過去から状況を変えてしまったために、黒井の家に招かれたという事実もなくなってしまいました。それを惜しみつつもよかったといえた彼女らの心に兆した感情、それもよかったと思うのです。仲よくなった黒井と姫島の様子を見守るえりかたち、その表情もまたよかったと思うのです。
『恋する小惑星』
のっけからスズちゃん、とばしてるな! 文化祭、皆の衣装を用意して、でもナナは可愛いのは好みじゃないみたいですね。というので、きりっと執事スタイル、かっこよくまとめてみましたというの。いいじゃないですか! と、この展開の陰でまるで希望を聞いてもらえないアオが、私もあっちがいいばかりいってたのがおかしくって、ほんと、スズさん、アオ相手だと容赦がない。
文化祭で展示する地図のいろいろを紹介してくれた今回。気象のナナは天気図を、石のチカは地質図を、天文班は星図を展示するというのを紹介する合間合間に、それら地図にまつわるトピックをちょこっと提示していったり、主題図の説明してくれたりと、ああ、やっぱり面白くてタメになる漫画ですね。こういうの大好きです。

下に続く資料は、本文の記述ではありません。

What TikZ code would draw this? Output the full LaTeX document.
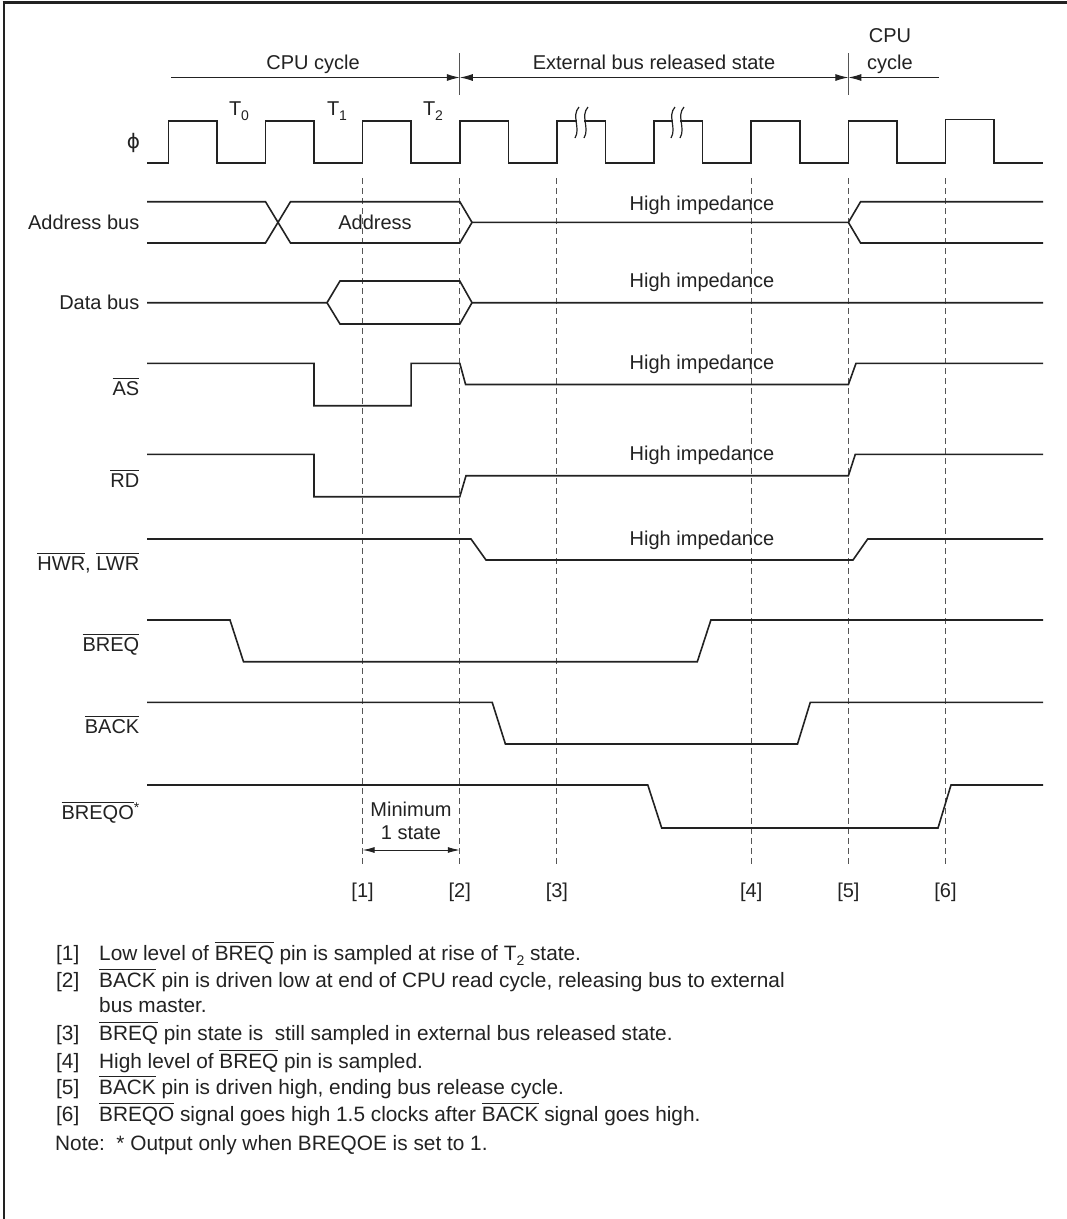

メルカトルの宇宙図、これは知りませんでした。宇宙の地図と聞いて俄然宇宙が身近になったか、イノ先輩が食い入るように見入るの、こういう風に興味が広がるの、素晴しいなって思う。考えればこの漫画は、違う個性、違う興味が出会って、関わりあって、交差するうちに、影響し影響されて、ともに深まっていく、そういうものを描いてきていました。ええ、やはりこの漫画は、出会い、広がる、そんな関係をこそ描いているのだとあらためて思わされた回でした。